## START Listed records
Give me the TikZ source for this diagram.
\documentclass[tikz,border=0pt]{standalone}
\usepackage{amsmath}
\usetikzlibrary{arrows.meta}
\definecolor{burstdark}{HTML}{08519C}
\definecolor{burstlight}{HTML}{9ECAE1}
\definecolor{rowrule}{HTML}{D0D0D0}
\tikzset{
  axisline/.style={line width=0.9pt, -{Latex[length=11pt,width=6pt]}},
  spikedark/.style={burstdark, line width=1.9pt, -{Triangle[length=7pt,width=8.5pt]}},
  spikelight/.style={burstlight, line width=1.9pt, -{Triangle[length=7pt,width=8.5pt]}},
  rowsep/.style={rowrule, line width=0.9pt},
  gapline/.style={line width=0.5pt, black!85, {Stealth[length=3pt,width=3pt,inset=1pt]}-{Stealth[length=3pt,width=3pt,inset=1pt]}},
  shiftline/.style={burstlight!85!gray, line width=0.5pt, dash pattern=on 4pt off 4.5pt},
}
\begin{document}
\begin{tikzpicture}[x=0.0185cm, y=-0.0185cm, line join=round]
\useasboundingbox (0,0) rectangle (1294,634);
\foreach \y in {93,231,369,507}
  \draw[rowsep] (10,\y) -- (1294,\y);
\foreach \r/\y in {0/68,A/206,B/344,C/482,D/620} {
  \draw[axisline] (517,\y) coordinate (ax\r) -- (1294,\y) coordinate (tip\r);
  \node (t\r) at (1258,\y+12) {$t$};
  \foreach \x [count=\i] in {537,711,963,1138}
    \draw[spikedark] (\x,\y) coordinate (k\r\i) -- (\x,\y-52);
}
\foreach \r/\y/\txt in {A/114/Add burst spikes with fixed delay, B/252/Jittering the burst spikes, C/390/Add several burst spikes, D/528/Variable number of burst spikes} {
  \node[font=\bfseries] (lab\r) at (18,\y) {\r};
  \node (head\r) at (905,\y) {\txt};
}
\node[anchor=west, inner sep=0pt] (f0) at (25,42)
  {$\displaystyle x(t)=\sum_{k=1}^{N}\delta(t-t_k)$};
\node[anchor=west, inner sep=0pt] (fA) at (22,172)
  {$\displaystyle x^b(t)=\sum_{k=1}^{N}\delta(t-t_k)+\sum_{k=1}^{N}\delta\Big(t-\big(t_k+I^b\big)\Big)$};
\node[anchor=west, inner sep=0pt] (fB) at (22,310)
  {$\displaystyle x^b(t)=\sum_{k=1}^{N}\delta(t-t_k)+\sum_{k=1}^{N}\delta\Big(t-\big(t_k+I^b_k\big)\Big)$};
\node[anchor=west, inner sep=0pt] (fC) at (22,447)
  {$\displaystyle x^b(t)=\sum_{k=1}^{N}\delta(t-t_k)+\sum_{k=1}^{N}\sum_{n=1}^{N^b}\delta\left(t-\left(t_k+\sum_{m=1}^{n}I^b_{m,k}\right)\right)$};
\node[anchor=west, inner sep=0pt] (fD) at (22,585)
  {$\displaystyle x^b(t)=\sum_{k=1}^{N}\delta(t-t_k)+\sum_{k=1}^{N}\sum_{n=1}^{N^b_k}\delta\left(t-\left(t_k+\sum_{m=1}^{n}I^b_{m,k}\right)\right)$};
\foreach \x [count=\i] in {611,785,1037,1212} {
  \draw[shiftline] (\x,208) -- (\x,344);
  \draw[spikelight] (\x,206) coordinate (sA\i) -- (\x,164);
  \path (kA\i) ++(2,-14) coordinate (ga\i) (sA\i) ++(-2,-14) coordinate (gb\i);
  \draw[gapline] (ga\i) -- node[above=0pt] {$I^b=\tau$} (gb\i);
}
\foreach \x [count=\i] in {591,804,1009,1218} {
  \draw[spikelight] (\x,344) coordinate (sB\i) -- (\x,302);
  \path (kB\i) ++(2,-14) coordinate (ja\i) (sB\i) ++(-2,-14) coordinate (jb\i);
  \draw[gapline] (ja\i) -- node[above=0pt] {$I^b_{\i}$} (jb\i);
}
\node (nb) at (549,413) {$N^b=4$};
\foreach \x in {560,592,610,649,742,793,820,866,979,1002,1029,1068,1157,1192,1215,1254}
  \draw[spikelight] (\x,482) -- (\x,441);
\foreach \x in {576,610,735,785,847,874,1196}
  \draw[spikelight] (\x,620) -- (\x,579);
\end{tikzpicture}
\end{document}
## END Listed records
## START Listed records
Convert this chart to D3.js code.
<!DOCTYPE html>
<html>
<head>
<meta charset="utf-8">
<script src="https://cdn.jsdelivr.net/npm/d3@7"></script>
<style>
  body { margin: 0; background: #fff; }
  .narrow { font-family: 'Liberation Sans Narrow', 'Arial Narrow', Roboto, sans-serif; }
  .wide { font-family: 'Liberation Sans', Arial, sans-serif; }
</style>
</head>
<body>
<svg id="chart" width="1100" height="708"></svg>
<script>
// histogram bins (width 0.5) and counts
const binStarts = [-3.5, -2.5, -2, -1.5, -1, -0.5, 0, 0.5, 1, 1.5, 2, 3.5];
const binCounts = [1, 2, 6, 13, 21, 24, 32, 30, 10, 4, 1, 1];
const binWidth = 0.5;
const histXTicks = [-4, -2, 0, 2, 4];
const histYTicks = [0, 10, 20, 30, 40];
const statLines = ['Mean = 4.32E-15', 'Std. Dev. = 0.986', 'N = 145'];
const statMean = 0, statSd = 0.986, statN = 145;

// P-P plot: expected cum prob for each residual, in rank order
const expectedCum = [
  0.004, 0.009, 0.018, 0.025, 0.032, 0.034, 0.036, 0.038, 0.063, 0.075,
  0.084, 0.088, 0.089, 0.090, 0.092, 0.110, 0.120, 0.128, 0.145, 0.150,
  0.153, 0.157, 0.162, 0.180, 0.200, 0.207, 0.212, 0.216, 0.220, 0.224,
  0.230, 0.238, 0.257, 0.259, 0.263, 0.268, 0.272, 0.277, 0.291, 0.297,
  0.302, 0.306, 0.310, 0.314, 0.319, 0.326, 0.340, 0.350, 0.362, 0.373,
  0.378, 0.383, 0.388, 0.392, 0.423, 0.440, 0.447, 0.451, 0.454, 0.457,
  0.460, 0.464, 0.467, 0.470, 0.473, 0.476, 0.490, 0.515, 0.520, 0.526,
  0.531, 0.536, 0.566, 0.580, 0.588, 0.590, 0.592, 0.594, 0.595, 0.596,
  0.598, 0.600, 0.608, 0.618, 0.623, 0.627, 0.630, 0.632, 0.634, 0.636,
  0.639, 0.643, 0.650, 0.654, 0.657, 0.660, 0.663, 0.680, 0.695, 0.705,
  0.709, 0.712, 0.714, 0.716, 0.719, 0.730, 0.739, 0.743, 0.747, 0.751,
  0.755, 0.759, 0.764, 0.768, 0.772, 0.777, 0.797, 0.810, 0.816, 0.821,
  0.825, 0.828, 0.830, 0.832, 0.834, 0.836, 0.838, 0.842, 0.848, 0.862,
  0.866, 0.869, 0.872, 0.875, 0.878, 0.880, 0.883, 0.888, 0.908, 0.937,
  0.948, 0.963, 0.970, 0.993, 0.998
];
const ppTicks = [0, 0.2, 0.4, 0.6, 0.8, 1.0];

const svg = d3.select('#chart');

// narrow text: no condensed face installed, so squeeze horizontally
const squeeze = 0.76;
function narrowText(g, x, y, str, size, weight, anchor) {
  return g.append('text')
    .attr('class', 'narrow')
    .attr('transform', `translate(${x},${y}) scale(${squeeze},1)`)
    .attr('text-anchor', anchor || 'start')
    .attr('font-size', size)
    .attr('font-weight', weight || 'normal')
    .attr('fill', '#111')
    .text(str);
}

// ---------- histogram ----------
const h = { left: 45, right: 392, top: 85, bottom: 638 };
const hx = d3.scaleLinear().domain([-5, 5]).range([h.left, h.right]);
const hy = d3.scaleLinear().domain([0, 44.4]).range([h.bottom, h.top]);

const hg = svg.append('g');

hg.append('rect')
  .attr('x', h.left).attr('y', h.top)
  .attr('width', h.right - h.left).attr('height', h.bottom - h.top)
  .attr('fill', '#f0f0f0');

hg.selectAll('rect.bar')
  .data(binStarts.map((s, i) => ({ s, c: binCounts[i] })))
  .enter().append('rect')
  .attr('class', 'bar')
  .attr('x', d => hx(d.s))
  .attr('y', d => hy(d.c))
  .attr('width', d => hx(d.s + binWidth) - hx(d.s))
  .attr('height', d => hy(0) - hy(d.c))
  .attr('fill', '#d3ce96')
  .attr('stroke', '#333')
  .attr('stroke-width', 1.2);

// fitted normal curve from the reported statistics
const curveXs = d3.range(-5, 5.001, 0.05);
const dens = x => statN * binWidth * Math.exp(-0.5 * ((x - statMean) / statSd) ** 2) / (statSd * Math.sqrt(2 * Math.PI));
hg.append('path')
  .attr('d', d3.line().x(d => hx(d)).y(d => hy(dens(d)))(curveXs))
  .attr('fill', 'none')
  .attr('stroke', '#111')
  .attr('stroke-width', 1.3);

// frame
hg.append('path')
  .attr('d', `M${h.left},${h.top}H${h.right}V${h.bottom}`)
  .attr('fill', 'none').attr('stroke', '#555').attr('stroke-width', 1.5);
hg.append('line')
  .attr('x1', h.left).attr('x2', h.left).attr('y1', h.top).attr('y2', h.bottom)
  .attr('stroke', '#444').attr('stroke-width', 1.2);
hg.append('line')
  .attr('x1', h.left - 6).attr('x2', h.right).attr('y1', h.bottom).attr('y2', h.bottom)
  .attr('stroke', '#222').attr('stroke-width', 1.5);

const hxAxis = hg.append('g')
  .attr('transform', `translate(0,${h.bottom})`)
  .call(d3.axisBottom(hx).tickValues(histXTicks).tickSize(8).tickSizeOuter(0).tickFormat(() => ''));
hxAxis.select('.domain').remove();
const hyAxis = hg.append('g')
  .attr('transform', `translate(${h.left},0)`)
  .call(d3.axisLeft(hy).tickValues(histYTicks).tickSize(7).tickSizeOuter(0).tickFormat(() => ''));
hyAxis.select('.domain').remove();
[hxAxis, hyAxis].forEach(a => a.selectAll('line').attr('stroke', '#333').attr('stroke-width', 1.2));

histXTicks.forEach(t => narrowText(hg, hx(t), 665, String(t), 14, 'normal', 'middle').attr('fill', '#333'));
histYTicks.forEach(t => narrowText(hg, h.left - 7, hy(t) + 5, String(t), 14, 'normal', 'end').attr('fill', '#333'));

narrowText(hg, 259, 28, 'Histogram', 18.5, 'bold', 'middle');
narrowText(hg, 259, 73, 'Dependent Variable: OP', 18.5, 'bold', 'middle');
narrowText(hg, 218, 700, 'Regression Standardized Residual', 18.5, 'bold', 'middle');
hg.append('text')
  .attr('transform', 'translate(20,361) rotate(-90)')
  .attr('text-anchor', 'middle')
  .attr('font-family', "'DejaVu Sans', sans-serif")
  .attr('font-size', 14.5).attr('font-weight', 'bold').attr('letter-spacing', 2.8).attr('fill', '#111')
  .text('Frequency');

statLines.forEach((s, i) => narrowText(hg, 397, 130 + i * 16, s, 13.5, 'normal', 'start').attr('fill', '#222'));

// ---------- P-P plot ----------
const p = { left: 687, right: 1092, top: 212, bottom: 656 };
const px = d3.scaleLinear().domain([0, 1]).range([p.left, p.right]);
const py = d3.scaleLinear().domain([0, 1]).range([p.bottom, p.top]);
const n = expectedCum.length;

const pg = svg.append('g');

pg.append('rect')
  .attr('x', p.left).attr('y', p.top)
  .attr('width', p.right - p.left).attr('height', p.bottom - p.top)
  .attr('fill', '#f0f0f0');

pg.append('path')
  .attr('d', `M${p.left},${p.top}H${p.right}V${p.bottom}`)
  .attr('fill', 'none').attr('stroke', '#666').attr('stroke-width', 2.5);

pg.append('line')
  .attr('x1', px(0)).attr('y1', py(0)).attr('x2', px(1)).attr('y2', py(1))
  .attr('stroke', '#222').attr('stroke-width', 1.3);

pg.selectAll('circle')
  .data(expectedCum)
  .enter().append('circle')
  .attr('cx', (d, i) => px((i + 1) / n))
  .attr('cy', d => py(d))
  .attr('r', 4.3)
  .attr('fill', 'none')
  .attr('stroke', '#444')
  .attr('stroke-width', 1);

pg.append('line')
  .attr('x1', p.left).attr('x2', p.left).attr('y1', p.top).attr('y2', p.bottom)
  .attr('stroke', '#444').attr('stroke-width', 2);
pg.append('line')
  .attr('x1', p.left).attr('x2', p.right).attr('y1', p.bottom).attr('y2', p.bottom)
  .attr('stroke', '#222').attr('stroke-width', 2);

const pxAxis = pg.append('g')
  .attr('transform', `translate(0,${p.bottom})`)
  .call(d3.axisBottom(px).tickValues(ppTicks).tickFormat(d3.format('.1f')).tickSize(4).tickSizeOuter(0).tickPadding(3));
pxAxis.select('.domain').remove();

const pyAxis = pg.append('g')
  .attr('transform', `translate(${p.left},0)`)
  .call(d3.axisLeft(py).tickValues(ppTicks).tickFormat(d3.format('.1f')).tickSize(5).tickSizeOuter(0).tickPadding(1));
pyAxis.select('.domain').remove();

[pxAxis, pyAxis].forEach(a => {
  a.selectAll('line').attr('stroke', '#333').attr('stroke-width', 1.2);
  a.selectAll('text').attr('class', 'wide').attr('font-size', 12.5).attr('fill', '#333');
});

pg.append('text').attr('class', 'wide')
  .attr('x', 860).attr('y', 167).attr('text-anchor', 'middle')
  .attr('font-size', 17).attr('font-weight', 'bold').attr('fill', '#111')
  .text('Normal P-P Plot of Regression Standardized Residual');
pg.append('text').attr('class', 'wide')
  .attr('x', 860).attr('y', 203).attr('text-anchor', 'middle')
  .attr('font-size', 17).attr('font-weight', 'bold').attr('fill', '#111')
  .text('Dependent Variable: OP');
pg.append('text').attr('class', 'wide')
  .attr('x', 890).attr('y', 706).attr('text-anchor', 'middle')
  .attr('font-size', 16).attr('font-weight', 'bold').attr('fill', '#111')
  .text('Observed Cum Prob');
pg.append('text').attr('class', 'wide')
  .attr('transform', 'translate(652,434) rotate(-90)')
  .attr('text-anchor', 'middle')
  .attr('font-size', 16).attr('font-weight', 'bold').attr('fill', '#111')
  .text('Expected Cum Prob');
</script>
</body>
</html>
## END Listed records
## START Listed records
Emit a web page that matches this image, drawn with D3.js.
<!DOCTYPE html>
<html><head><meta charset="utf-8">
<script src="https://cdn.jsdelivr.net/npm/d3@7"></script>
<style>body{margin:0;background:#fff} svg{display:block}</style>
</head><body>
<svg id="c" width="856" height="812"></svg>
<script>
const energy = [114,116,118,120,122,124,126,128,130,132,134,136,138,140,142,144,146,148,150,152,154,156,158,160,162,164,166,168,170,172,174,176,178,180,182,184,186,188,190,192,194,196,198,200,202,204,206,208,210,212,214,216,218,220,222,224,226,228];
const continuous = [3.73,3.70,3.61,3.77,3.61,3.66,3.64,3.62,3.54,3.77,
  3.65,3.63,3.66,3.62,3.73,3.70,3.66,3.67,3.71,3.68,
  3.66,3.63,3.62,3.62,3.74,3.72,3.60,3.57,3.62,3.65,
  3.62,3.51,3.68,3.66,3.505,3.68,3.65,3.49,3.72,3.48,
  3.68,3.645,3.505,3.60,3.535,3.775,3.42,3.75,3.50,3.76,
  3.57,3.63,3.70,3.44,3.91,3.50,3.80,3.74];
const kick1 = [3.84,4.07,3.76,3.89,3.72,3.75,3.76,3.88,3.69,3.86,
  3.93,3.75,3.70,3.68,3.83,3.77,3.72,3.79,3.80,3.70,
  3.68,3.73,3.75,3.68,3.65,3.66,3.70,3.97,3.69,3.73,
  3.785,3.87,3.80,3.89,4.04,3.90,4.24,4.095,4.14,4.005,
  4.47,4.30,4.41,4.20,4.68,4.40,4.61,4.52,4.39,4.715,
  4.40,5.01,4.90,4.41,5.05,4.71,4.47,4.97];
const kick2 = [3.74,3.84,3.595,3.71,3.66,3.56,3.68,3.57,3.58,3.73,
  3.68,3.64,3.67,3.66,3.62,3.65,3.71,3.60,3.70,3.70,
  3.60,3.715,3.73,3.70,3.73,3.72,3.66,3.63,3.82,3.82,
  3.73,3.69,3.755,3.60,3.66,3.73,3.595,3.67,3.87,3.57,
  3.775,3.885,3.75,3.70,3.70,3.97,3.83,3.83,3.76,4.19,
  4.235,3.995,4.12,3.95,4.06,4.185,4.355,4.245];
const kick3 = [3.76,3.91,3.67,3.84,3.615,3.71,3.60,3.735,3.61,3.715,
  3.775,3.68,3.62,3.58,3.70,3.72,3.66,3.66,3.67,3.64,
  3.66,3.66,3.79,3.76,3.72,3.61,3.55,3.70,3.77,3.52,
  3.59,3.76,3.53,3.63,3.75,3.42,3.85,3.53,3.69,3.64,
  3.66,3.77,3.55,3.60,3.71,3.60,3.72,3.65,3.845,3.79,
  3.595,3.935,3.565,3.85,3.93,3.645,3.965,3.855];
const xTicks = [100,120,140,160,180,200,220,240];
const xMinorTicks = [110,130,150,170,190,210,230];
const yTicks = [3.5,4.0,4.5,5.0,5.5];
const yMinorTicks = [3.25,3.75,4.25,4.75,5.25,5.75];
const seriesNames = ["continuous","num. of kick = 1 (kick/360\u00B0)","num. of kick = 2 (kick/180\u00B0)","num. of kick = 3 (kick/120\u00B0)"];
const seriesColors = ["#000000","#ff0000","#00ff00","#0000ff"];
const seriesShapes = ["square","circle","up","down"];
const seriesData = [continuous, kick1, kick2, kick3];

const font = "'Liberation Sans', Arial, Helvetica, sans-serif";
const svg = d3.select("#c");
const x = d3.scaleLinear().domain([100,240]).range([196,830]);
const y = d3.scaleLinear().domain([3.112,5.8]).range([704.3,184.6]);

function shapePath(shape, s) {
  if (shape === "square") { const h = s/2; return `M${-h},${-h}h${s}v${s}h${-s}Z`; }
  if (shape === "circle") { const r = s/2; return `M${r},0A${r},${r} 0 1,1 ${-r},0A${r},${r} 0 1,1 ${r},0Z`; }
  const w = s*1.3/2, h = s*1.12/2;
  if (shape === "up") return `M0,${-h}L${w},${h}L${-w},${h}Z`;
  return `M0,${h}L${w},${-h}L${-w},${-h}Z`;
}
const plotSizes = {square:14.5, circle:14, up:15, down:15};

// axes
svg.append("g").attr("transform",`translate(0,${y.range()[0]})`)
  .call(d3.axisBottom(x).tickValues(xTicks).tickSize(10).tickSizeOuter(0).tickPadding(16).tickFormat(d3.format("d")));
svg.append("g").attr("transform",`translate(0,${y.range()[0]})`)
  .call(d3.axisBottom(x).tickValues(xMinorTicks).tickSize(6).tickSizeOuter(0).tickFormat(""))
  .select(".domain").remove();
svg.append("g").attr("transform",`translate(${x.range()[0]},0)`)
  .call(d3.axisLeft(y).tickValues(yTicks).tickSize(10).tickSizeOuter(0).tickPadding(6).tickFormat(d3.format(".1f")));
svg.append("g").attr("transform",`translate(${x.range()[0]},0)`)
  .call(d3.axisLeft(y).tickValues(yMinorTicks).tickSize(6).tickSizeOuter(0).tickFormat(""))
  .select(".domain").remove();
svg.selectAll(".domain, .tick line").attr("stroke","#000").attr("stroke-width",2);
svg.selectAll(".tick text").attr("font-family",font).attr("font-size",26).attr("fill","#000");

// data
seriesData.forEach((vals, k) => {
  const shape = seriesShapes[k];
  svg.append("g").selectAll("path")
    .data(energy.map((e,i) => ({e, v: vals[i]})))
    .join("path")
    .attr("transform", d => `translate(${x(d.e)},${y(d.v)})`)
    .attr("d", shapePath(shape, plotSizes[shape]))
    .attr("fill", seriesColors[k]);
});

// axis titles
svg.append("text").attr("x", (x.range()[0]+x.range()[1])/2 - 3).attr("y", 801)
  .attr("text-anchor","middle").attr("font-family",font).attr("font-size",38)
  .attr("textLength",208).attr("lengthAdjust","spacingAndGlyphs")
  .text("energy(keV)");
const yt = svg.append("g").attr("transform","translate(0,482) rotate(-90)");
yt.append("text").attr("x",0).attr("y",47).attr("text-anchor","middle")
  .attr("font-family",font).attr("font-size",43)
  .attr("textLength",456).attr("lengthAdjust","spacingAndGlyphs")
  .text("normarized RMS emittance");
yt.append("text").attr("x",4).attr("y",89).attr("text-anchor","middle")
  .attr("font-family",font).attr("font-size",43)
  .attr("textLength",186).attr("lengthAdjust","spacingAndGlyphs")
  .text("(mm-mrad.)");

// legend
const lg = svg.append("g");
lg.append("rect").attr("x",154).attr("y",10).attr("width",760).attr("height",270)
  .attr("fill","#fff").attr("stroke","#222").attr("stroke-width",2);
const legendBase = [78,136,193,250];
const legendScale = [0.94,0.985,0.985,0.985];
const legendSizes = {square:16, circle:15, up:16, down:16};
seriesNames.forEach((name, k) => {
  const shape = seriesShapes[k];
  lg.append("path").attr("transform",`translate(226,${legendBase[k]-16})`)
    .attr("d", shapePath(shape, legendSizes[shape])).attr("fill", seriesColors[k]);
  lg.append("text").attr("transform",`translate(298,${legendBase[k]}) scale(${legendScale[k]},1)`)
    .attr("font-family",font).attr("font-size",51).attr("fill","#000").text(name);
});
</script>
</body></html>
## END Listed records
Repeat, unchanged, every line from the one that contains "Convert this chart to D3.js code." to the one that contains "const statMean = 0, statSd", including both, and no other line.

Convert this chart to D3.js code.
<!DOCTYPE html>
<html>
<head>
<meta charset="utf-8">
<script src="https://cdn.jsdelivr.net/npm/d3@7"></script>
<style>
  body { margin: 0; background: #fff; }
  .narrow { font-family: 'Liberation Sans Narrow', 'Arial Narrow', Roboto, sans-serif; }
  .wide { font-family: 'Liberation Sans', Arial, sans-serif; }
</style>
</head>
<body>
<svg id="chart" width="1100" height="708"></svg>
<script>
// histogram bins (width 0.5) and counts
const binStarts = [-3.5, -2.5, -2, -1.5, -1, -0.5, 0, 0.5, 1, 1.5, 2, 3.5];
const binCounts = [1, 2, 6, 13, 21, 24, 32, 30, 10, 4, 1, 1];
const binWidth = 0.5;
const histXTicks = [-4, -2, 0, 2, 4];
const histYTicks = [0, 10, 20, 30, 40];
const statLines = ['Mean = 4.32E-15', 'Std. Dev. = 0.986', 'N = 145'];
const statMean = 0, statSd = 0.986, statN = 145;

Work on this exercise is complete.